WHAT IS REQUIRED -> Below are some records. Retype exactly the lines from the one containing "Convert this chart to Plotly.js code." through the one containing "const xs = categories.map((c, i)", both included, skipping every picture.

--- start RECORDS FOR PROCESSING ---

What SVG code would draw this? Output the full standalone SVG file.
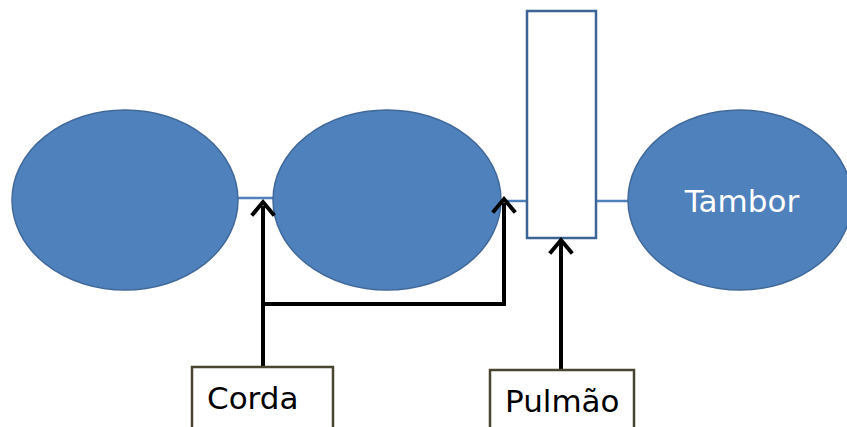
<svg xmlns="http://www.w3.org/2000/svg" width="847" height="427" viewBox="0 0 847 427">
<style>
.ell{fill:#4f81bd;stroke:#41699a;stroke-width:1.5}
.link{stroke:#4f81bd;stroke-width:2.5;fill:none}
.arr{stroke:#000;stroke-width:4;fill:none}
.head{stroke:#000;stroke-width:4;fill:none;stroke-linecap:square}
.box{fill:#fff;stroke:#4a4530;stroke-width:2.5}
.t{font-family:"DejaVu Sans",Verdana,sans-serif;font-size:31px;fill:#000}
</style>
<rect width="847" height="427" fill="#fff"/>
<g id="connectors">
<line class="link" x1="230" y1="198" x2="285" y2="198"/>
<line class="link" x1="495" y1="201" x2="535" y2="201"/>
<line class="link" x1="590" y1="201" x2="640" y2="201"/>
</g>
<g id="ellipse1"><ellipse class="ell" cx="125" cy="200" rx="113" ry="90"/></g>
<g id="ellipse2"><ellipse class="ell" cx="387" cy="200" rx="114" ry="90"/></g>
<g id="tambor"><ellipse class="ell" cx="740" cy="200" rx="112" ry="90"/>
<text class="t" x="742" y="212" text-anchor="middle" fill="#fff" style="fill:#fff">Tambor</text></g>
<g id="pulmao-rect"><rect x="527" y="11" width="69" height="227" fill="#fff" stroke="#3c6496" stroke-width="2.5"/></g>
<g id="arrows">
<polyline class="arr" points="263,367 263,206"/>
<polyline class="head" points="253,214 263,202 273,214"/>
<polyline class="arr" points="263,304 504,304 504,203"/>
<polyline class="head" points="494,211 504,199 514,211"/>
<polyline class="arr" points="561,370 561,243"/>
<polyline class="head" points="551,252 561,240 571,252"/>
</g>
<g id="corda"><rect class="box" x="192" y="367" width="141" height="70"/>
<text class="t" x="207" y="409">Corda</text></g>
<g id="pulmao"><rect class="box" x="490" y="370" width="144" height="70"/>
<text class="t" x="505" y="412">Pulmão</text></g>
</svg>
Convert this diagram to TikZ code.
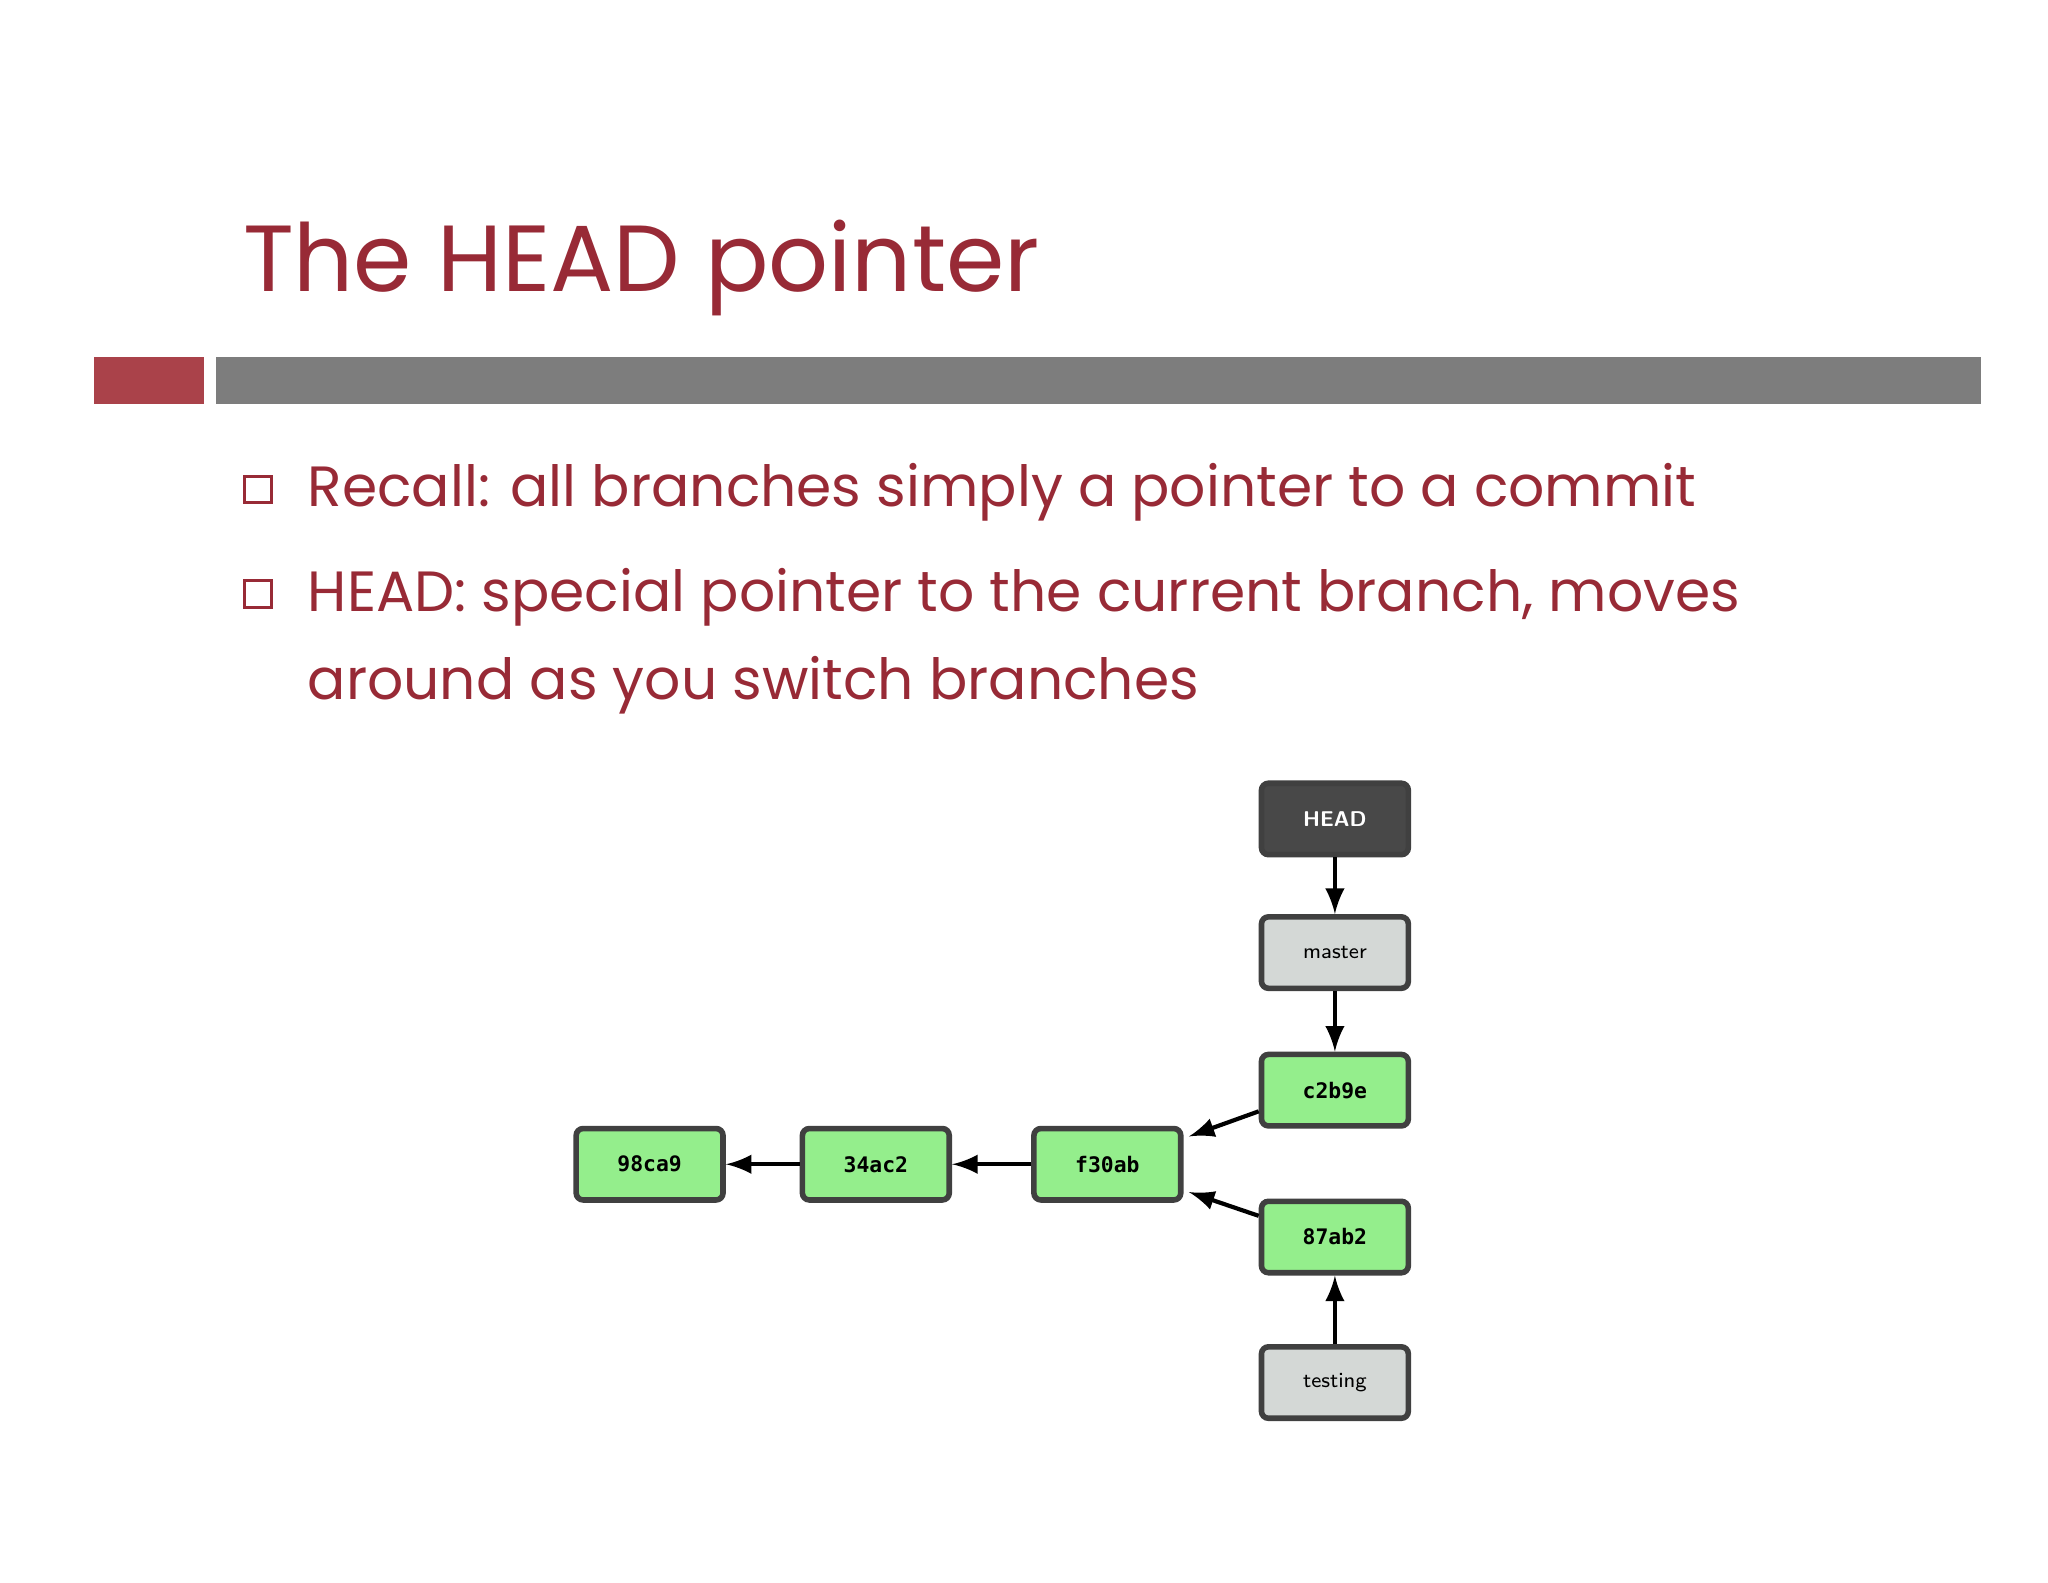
\documentclass[tikz,border=0pt]{standalone}
\usepackage{fontspec}
\setmainfont{Poppins}
\setmonofont{DejaVu Sans Mono}
\usetikzlibrary{positioning}
\definecolor{slidered}{RGB}{152,42,54}
\definecolor{barred}{RGB}{170,66,74}
\definecolor{bargray}{RGB}{125,125,125}
\definecolor{commitgreen}{RGB}{148,238,140}
\definecolor{branchgray}{RGB}{212,216,214}
\definecolor{headgray}{RGB}{72,72,72}
\begin{document}
\begin{tikzpicture}[x=0.1mm,y=-0.1mm,
	box/.style={draw=black!75,line width=1.2pt,rounded corners=1.5pt,minimum width=11.1mm,minimum height=5.4mm,inner sep=0pt,font=\ttfamily\bfseries\fontsize{4.6}{5}\selectfont},
	commit/.style={box,fill=commitgreen},
	branch/.style={box,fill=branchgray,font=\sffamily\fontsize{4.6}{5}\selectfont},
	ptr/.style={-latex,line width=0.9pt},
	bullet/.style={anchor=base west,text=slidered,font=\fontsize{12.2}{14}\selectfont}]
		\useasboundingbox[fill=white] (0,0) rectangle (1548,1196);
		% title and bars
		\node[anchor=base west,inner sep=0pt,text=slidered,font=\fontsize{20.2}{24}\selectfont] (title) at (183,220) {The HEAD pointer};
		\fill[barred] (71,270) rectangle (154,305);
		\fill[bargray] (163,270) rectangle (1497,305);
		
		% bullets
		\foreach \y/\mytext in {383/{Recall: all branches simply a pointer to a commit},
			462/{HEAD: special pointer to the current branch, moves}} {
			\draw[slidered,line width=0.6pt] (185,\y-23) rectangle (205,\y-3);
			\node[bullet,inner sep=0pt] at (232,\y) {\mytext};
		}
		\node[bullet,inner sep=0pt] (cont) at (232,529) {around as you switch branches};
		
		% commits and branches
		\node[box,fill=headgray,text=white,font=\sffamily\bfseries\fontsize{4.6}{5}\selectfont] (head) at (1009,619) {HEAD};
		\node[branch] (master) at (1009,720) {master};
		\node[commit] (c2b9e) at (1009,824) {c2b9e};
		\node[commit] (f30ab) at (837,880) {f30ab};
		\node[commit] (34ac2) at (662,880) {34ac2};
		\node[commit] (98ca9) at (491,880) {98ca9};
		\node[commit] (87ab2) at (1009,935) {87ab2};
		\node[branch] (testing) at (1009,1045) {testing};
		
		% pointers
		\draw[ptr] (head) -- (master);
		\draw[ptr] (master) -- (c2b9e);
		\draw[ptr] ([yshift=-1.6mm]c2b9e.west) -- ([xshift=0.4mm,yshift=2.1mm]f30ab.east);
		\draw[ptr] ([yshift=1.6mm]87ab2.west) -- ([xshift=0.4mm,yshift=-2.1mm]f30ab.east);
		\draw[ptr] (testing) -- (87ab2);
		\draw[ptr] (f30ab) -- (34ac2);
		\draw[ptr] (34ac2) -- (98ca9);
\end{tikzpicture}
\end{document}
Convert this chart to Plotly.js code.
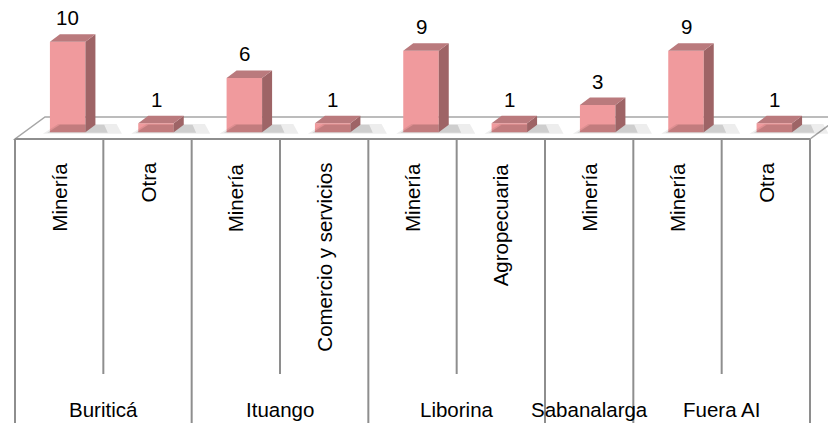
<!DOCTYPE html>
<html>
<head>
<meta charset="utf-8">
<script src="https://cdn.plot.ly/plotly-3.0.1.min.js"></script>
<style>html,body{margin:0;padding:0;background:#fff;}#chart{width:828px;height:423px;}</style>
</head>
<body>
<div id="chart"></div>
<script>
// ---- data ----
const groups = ["Buriticá","Buriticá","Ituango","Ituango","Liborina","Liborina","Sabanalarga","Fuera AI","Fuera AI"];
const categories = ["Minería","Otra","Minería","Comercio y servicios","Minería","Agropecuaria","Minería","Minería","Otra"];
const values = [10,1,6,1,9,1,3,9,1];

// ---- geometry (axis units) ----
const W = 828, H = 423;
const catPx = 88.333;             // px per category
const x0px = 59.17;               // centre of first category
const pxPerUnit = 9.06;           // px per value unit
const zeroPx = 132.3;             // y pixel of value 0
const xRange = [(0 - x0px) / catPx, (W - x0px) / catPx];
const yRange = [(zeroPx - H) / pxPerUnit, zeroPx / pxPerUnit];
const px2v = p => (zeroPx - p) / pxPerUnit;

const barOff = 8.5 / catPx, barW = 35.5 / catPx;
const depX = 10 / catPx, depY = 7.5 / pxPerUnit;
const floorFront = px2v(139), floorBack = px2v(117), floorDx = 30 / catPx;
const innerBottom = px2v(374);
const n = categories.length;
const xs = categories.map((c, i) => i + barOff);

// side and top faces of the 3D columns
const sideX = [], sideY = [], topX = [], topY = [], shX = [], shY = [], sh2X = [], sh2Y = [];
values.forEach((v, i) => {
  const xl = xs[i] - barW / 2, xr = xs[i] + barW / 2;
  sideX.push(xr, xr + depX, xr + depX, xr, xr, null);
  sideY.push(0, depY, v + depY, v, 0, null);
  topX.push(xl, xr, xr + depX, xl + depX, xl, null);
  topY.push(v, v, v + depY, v + depY, v, null);
  shX.push(xl - 0.08, xr + depX + 0.3, xr + depX + 0.24, xl + depX - 0.02, xl - 0.08, null);
  shY.push(-0.15, -0.15, depY + 0.1, depY + 0.1, -0.15, null);
  sh2X.push(xl - 0.03, xr + depX + 0.14, xr + depX + 0.1, xl + depX, xl - 0.03, null);
  sh2Y.push(-0.05, -0.05, depY, depY, -0.05, null);
});

const traces = [
  {type: 'scatter', x: shX, y: shY, mode: 'lines', fill: 'toself', fillcolor: 'rgba(0,0,0,0.07)', line: {width: 0}, hoverinfo: 'skip'},
  {type: 'scatter', x: sh2X, y: sh2Y, mode: 'lines', fill: 'toself', fillcolor: 'rgba(0,0,0,0.13)', line: {width: 0}, hoverinfo: 'skip'},
  {type: 'bar', x: xs, y: values, width: barW, marker: {color: '#F09A9D', line: {width: 0}}, hoverinfo: 'skip'},
  {type: 'scatter', x: sideX, y: sideY, mode: 'lines', fill: 'toself', fillcolor: '#9E6466', line: {width: 0}, hoverinfo: 'skip'},
  {type: 'scatter', x: topX, y: topY, mode: 'lines', fill: 'toself', fillcolor: '#BA7A7D', line: {width: 0}, hoverinfo: 'skip'}
];

// floor + table grid
const gridColor = '#8E8E8E';
const shapes = [{
  type: 'path', xref: 'x', yref: 'y', layer: 'below',
  path: `M ${-0.5} ${floorFront} L ${n - 0.5} ${floorFront} L ${n - 0.5 + floorDx} ${floorBack} L ${-0.5 + floorDx} ${floorBack} Z`,
  fillcolor: '#FFFFFF', line: {color: '#A6A6A6', width: 1.5}
}];
for (let k = 0; k <= n; k++) {
  const isGroupEdge = k === 0 || k === n || groups[k] !== groups[k - 1];
  shapes.push({type: 'line', xref: 'x', yref: 'y', x0: k - 0.5, x1: k - 0.5,
    y0: floorFront, y1: isGroupEdge ? yRange[0] : innerBottom,
    line: {color: gridColor, width: 2}});
}
shapes.push({type: 'line', xref: 'x', yref: 'y', x0: -0.5, x1: n - 0.5, y0: floorFront, y1: floorFront,
  line: {color: gridColor, width: 2}});

const font = {family: 'Liberation Sans, Arial, sans-serif', size: 20.5, color: '#000'};
const annotations = [];
values.forEach((v, i) => {
  annotations.push({x: xs[i], y: v, xref: 'x', yref: 'y', text: String(v), showarrow: false,
    yshift: 24, yanchor: 'middle', xanchor: 'center', font: font});
  annotations.push({x: i, y: floorFront, xref: 'x', yref: 'y', text: categories[i], showarrow: false,
    textangle: -90, yanchor: 'top', xanchor: 'center', yshift: -22, font: font});
});
// group labels
const uniq = [];
groups.forEach((g, i) => {
  if (!uniq.length || uniq[uniq.length - 1].g !== g) uniq.push({g: g, s: i, e: i});
  else uniq[uniq.length - 1].e = i;
});
uniq.forEach(u => {
  annotations.push({x: (u.s + u.e) / 2, y: px2v(409), xref: 'x', yref: 'y', text: u.g, showarrow: false,
    yanchor: 'middle', xanchor: 'center', font: font});
});

const layout = {
  width: W, height: H,
  margin: {l: 0, r: 0, t: 0, b: 0, pad: 0},
  paper_bgcolor: '#fff', plot_bgcolor: '#fff',
  showlegend: false, hovermode: false,
  xaxis: {range: xRange, visible: false, fixedrange: true},
  yaxis: {range: yRange, visible: false, fixedrange: true},
  shapes: shapes, annotations: annotations
};
Plotly.newPlot('chart', traces, layout, {displayModeBar: false, staticPlot: true});
</script>
</body>
</html>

--- end RECORDS FOR PROCESSING ---

SOLUTION TO THIS EXERCISE ->
Convert this chart to Plotly.js code.
<!DOCTYPE html>
<html>
<head>
<meta charset="utf-8">
<script src="https://cdn.plot.ly/plotly-3.0.1.min.js"></script>
<style>html,body{margin:0;padding:0;background:#fff;}#chart{width:828px;height:423px;}</style>
</head>
<body>
<div id="chart"></div>
<script>
// ---- data ----
const groups = ["Buriticá","Buriticá","Ituango","Ituango","Liborina","Liborina","Sabanalarga","Fuera AI","Fuera AI"];
const categories = ["Minería","Otra","Minería","Comercio y servicios","Minería","Agropecuaria","Minería","Minería","Otra"];
const values = [10,1,6,1,9,1,3,9,1];

// ---- geometry (axis units) ----
const W = 828, H = 423;
const catPx = 88.333;             // px per category
const x0px = 59.17;               // centre of first category
const pxPerUnit = 9.06;           // px per value unit
const zeroPx = 132.3;             // y pixel of value 0
const xRange = [(0 - x0px) / catPx, (W - x0px) / catPx];
const yRange = [(zeroPx - H) / pxPerUnit, zeroPx / pxPerUnit];
const px2v = p => (zeroPx - p) / pxPerUnit;

const barOff = 8.5 / catPx, barW = 35.5 / catPx;
const depX = 10 / catPx, depY = 7.5 / pxPerUnit;
const floorFront = px2v(139), floorBack = px2v(117), floorDx = 30 / catPx;
const innerBottom = px2v(374);
const n = categories.length;
const xs = categories.map((c, i) => i + barOff);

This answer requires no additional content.